I believe the best way is to see it with examples. Let’s say you went long on Bitcoin from $20,000 with 10x leverage. You have $1,000, but you opened a $10,000 position. If you ask what liquidation is here, the answer is simple: if the price drops to $18,000—that is, it falls 10%—all your capital is wiped out. This is the point where the exchange automatically closes your position. No warning, no options. Your $1,000 is gone.
Looking from the short side, it’s the opposite. In the same way, you short from $20,000 with 10x leverage, with $1,000 collateral. This time, if the price rises, the risk starts. If it goes up to $22,000—again, a 10% increase—you reach the liquidation level. The position closes and your collateral runs out.
In fact, the liquidation risk for long and short positions comes from different directions. In longs, price drops scare you; in shorts, price rises does.

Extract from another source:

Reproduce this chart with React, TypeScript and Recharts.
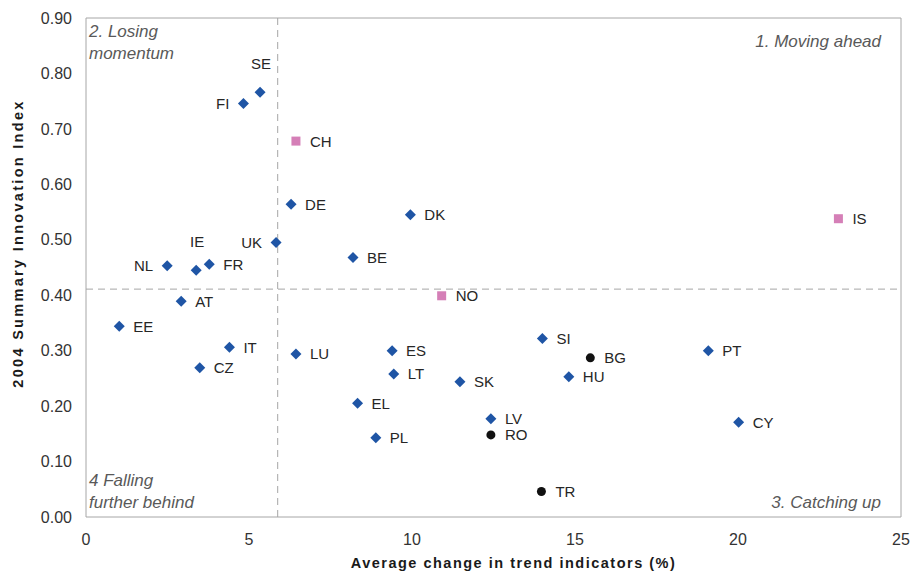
import {
  ScatterChart,
  Scatter,
  XAxis,
  YAxis,
  ReferenceLine,
  ReferenceArea,
} from 'recharts'

// EU member states (blue diamonds)
const EU_NAMES = ['SE', 'FI', 'DE', 'DK', 'UK', 'BE', 'NL', 'IE', 'FR', 'AT', 'EE', 'IT', 'CZ', 'LU', 'ES', 'LT', 'SK', 'EL', 'PL', 'LV', 'SI', 'HU', 'PT', 'CY']
const EU_X = [5.34, 4.83, 6.29, 9.95, 5.83, 8.19, 2.49, 3.38, 3.78, 2.92, 1.02, 4.4, 3.49, 6.44, 9.39, 9.44, 11.47, 8.33, 8.89, 12.42, 14.0, 14.81, 19.09, 20.02]
const EU_Y = [0.766, 0.746, 0.564, 0.545, 0.495, 0.468, 0.453, 0.445, 0.456, 0.389, 0.344, 0.306, 0.269, 0.294, 0.3, 0.258, 0.244, 0.205, 0.143, 0.177, 0.322, 0.253, 0.3, 0.171]

// associated countries (pink squares)
const ASSOC_NAMES = ['CH', 'NO', 'IS']
const ASSOC_X = [6.44, 10.91, 23.08]
const ASSOC_Y = [0.678, 0.399, 0.538]

// candidate countries (black circles)
const CAND_NAMES = ['BG', 'RO', 'TR']
const CAND_X = [15.47, 12.42, 13.97]
const CAND_Y = [0.287, 0.148, 0.046]

const X_TICKS = [0, 5, 10, 15, 20, 25]
const Y_TICKS = [0, 0.1, 0.2, 0.3, 0.4, 0.5, 0.6, 0.7, 0.8, 0.9]

const X_SPLIT = 5.88
const Y_SPLIT = 0.411

const FONT = '"Liberation Sans", Arial, sans-serif'
const GRAY = '#a6a6a6'

const LABEL_SIDE: Record<string, 'left' | 'top'> = {
  SE: 'top', IE: 'top', FI: 'left', UK: 'left', NL: 'left',
}

const toPoints = (names: string[], xs: number[], ys: number[]) =>
  names.map((name, i) => ({ name, x: xs[i], y: ys[i] }))

const euData = toPoints(EU_NAMES, EU_X, EU_Y)
const assocData = toPoints(ASSOC_NAMES, ASSOC_X, ASSOC_Y)
const candData = toPoints(CAND_NAMES, CAND_X, CAND_Y)

function PointLabel({ cx, cy, name }: { cx: number; cy: number; name: string }) {
  const side = LABEL_SIDE[name]
  let x = cx + 14
  let y = cy
  let anchor: 'start' | 'end' | 'middle' = 'start'
  if (side === 'left') { x = cx - 14; anchor = 'end' }
  if (side === 'top') { x = cx + 1; y = cy - 29; anchor = 'middle' }
  return (
    <text x={x} y={y} textAnchor={anchor} dominantBaseline="central"
      fontSize={15} fontFamily={FONT} fill="#262626">
      {name}
    </text>
  )
}

const makeShape = (kind: 'diamond' | 'square' | 'circle') => (props: any) => {
  const { cx, cy, payload } = props
  let mark
  if (kind === 'diamond') {
    const r = 5.5
    mark = <polygon points={`${cx},${cy - r} ${cx + r},${cy} ${cx},${cy + r} ${cx - r},${cy}`} fill="#1f55a5" />
  } else if (kind === 'square') {
    mark = <rect x={cx - 4.5} y={cy - 4.5} width={9} height={9} fill="#d57fb7" />
  } else {
    mark = <circle cx={cx} cy={cy} r={4.5} fill="#111" />
  }
  return (
    <g>
      {mark}
      <PointLabel cx={cx} cy={cy} name={payload.name} />
    </g>
  )
}

function Frame(props: any) {
  const { x, y, width, height } = props.viewBox
  const q = { fontSize: 17, fontFamily: FONT, fill: '#595959', fontStyle: 'italic' as const }
  const cyTitle = y + height / 2 - 24
  return (
    <g>
      <text x={x + 3} y={y + 13} dominantBaseline="central" {...q}>2. Losing</text>
      <text x={x + 3} y={y + 35} dominantBaseline="central" {...q}>momentum</text>
      <text x={x + width - 20} y={y + 23} textAnchor="end" dominantBaseline="central" {...q}>1. Moving ahead</text>
      <text x={x + width - 20} y={y + height - 15} textAnchor="end" dominantBaseline="central" {...q}>3. Catching up</text>
      <text x={x + 3} y={y + height - 37} dominantBaseline="central" {...q}>4 Falling</text>
      <text x={x + 3} y={y + height - 15} dominantBaseline="central" {...q}>further behind</text>
      <text x={x + width / 2 + 20} y={568} textAnchor="middle" fontSize={14.5} fontWeight="bold"
        letterSpacing={1.5} fontFamily={FONT} fill="#1a1a1a">
        Average change in trend indicators (%)
      </text>
      <text x={x - 68} y={cyTitle} textAnchor="middle" dominantBaseline="central" fontSize={14.5}
        fontWeight="bold" letterSpacing={2.3} fontFamily={FONT} fill="#1a1a1a"
        transform={`rotate(-90 ${x - 68} ${cyTitle})`}>
        2004 Summary Innovation Index
      </text>
    </g>
  )
}

export default function App() {
  return (
    <div style={{ position: 'absolute', left: 0, top: 0, width: 912, height: 571, background: '#fff' }}>
      <ScatterChart width={912} height={571} margin={{ top: 18, right: 11, bottom: 24, left: 30 }}>
        <XAxis
          type="number"
          dataKey="x"
          domain={[0, 25]}
          ticks={X_TICKS}
          axisLine={false}
          tickLine={false}
          tickSize={0}
          tickMargin={17}
          height={30}
          tick={{ fill: '#333', fontSize: 16, fontFamily: FONT }}
        />
        <YAxis
          type="number"
          dataKey="y"
          domain={[0, 0.9]}
          ticks={Y_TICKS}
          axisLine={false}
          tickLine={false}
          tickSize={0}
          tickMargin={14}
          width={56}
          tickFormatter={(v: number) => v.toFixed(2)}
          tick={{ fill: '#333', fontSize: 16, fontFamily: FONT }}
        />
        <ReferenceArea x1={0} x2={25} y1={0} y2={0.9} fill="none" stroke={GRAY} strokeWidth={1}
          label={(p: any) => <Frame {...p} />} />
        <ReferenceLine x={X_SPLIT} stroke={GRAY} strokeDasharray="7 5" strokeWidth={1} />
        <ReferenceLine y={Y_SPLIT} stroke={GRAY} strokeDasharray="7 5" strokeWidth={1} />
        <Scatter data={euData} shape={makeShape('diamond')} isAnimationActive={false} />
        <Scatter data={assocData} shape={makeShape('square')} isAnimationActive={false} />
        <Scatter data={candData} shape={makeShape('circle')} isAnimationActive={false} />
      </ScatterChart>
    </div>
  )
}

But in both cases, the result is the same: if the specified margin level is exceeded, the position is automatically closed.
My advice is that when opening a position, always calculate this liquidation margin level and place stop-loss orders. If you don’t control your risk, leverage can wipe you out very quickly. The answer to the question of what liquidation is, is actually this: in leveraged trading, the limit of loss. If you exceed this limit, your account is automatically closed. That’s why you should always be careful.